Comb the records below for the string "that" and copy each line where it turns up.

— start Recorded information —

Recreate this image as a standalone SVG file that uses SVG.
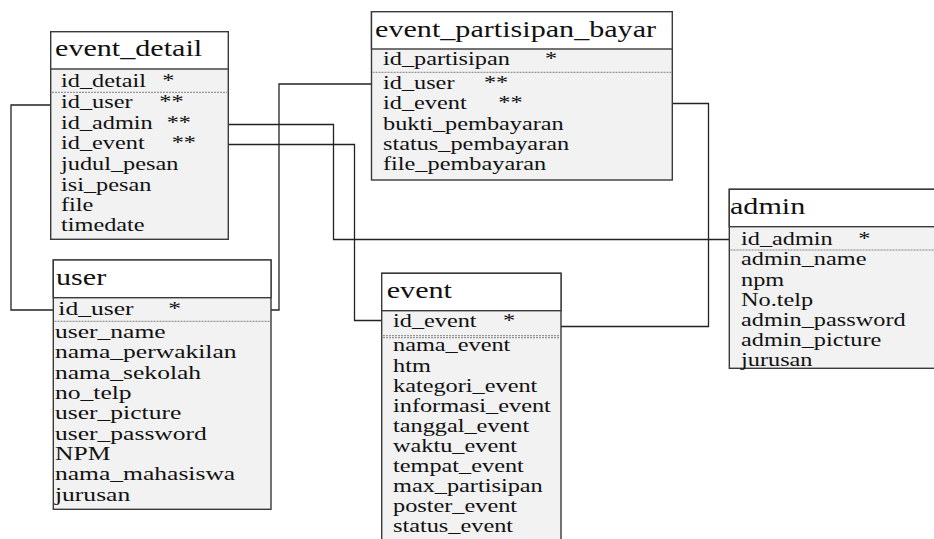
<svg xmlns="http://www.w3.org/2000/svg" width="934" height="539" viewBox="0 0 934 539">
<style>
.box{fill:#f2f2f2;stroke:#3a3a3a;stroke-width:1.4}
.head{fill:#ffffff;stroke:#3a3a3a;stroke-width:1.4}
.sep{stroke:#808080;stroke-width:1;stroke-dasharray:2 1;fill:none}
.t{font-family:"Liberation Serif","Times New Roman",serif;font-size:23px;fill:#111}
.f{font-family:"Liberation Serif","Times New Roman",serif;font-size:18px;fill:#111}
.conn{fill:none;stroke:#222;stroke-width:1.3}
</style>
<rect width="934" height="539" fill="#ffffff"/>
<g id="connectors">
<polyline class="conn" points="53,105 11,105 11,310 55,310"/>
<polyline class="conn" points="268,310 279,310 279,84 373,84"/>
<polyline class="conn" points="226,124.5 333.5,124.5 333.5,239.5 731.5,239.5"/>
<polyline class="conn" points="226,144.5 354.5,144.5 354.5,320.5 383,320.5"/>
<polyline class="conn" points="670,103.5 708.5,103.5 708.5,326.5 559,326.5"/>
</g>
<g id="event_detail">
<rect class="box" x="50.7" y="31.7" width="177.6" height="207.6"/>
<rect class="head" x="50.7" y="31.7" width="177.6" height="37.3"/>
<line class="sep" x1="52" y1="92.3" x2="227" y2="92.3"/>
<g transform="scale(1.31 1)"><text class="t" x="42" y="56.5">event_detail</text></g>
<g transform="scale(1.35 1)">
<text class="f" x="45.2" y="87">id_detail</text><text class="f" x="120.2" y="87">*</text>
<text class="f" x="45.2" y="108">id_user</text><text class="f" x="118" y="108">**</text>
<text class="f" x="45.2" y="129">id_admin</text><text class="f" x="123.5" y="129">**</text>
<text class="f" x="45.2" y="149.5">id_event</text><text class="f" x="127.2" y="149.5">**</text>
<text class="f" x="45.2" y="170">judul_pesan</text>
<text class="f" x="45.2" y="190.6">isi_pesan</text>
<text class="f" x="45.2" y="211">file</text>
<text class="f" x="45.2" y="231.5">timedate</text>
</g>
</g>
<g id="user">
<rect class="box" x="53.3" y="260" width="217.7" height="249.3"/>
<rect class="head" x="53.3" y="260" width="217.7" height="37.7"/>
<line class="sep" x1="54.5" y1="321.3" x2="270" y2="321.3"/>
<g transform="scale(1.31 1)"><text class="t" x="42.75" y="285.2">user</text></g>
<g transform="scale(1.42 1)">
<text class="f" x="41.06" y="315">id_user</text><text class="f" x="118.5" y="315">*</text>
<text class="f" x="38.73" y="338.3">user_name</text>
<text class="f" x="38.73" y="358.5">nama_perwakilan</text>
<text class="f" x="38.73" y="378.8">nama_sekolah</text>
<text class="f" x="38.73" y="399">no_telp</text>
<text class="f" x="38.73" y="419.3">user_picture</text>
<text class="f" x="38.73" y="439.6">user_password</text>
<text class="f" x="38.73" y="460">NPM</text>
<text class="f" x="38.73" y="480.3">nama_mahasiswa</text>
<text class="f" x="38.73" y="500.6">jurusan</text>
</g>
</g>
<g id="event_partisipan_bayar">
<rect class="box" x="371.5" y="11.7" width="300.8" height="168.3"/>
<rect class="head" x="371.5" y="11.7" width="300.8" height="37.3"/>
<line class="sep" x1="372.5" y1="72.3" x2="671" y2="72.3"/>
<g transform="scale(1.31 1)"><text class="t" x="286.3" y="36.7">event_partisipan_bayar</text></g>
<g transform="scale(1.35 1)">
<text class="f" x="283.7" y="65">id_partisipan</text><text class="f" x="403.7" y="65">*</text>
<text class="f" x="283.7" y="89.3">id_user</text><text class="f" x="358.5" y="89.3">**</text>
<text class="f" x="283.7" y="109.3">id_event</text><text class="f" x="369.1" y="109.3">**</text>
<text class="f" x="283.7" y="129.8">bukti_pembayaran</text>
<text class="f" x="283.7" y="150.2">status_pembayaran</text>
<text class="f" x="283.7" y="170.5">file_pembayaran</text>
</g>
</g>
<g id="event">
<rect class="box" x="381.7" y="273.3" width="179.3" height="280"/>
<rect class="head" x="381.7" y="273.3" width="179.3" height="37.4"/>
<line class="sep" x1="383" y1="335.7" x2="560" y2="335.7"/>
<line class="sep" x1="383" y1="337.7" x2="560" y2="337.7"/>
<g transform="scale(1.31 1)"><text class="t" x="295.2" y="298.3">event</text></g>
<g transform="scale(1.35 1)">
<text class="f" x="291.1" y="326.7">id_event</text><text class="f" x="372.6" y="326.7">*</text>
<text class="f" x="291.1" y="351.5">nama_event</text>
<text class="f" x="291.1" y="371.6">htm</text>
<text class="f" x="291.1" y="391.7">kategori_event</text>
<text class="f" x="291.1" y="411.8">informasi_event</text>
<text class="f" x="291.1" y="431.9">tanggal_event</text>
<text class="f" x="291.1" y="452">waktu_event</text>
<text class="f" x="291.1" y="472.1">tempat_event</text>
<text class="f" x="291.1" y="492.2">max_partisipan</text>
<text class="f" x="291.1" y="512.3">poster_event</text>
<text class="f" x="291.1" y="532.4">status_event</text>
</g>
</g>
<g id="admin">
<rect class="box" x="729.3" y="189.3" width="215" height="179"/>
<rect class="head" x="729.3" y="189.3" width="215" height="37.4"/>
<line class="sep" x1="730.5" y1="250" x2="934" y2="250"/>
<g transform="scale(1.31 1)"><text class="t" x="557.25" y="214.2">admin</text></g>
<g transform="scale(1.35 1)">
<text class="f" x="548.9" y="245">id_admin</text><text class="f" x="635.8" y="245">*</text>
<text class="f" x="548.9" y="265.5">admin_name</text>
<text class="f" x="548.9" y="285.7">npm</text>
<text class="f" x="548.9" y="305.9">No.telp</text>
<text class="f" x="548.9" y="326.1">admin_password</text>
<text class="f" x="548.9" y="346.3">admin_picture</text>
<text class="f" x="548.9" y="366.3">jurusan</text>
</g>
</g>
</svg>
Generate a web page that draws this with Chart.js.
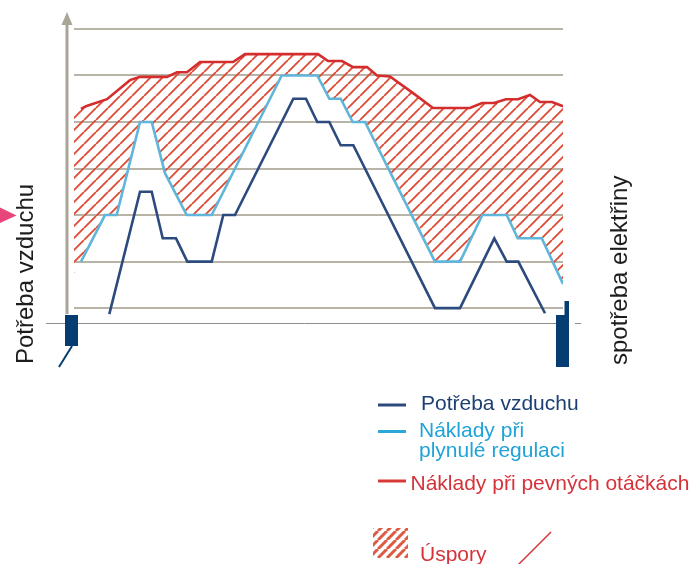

— end Recorded information —

Worked solution:
Recreate this image as a standalone SVG file that uses SVG.
Generate a web page that draws this with Chart.js.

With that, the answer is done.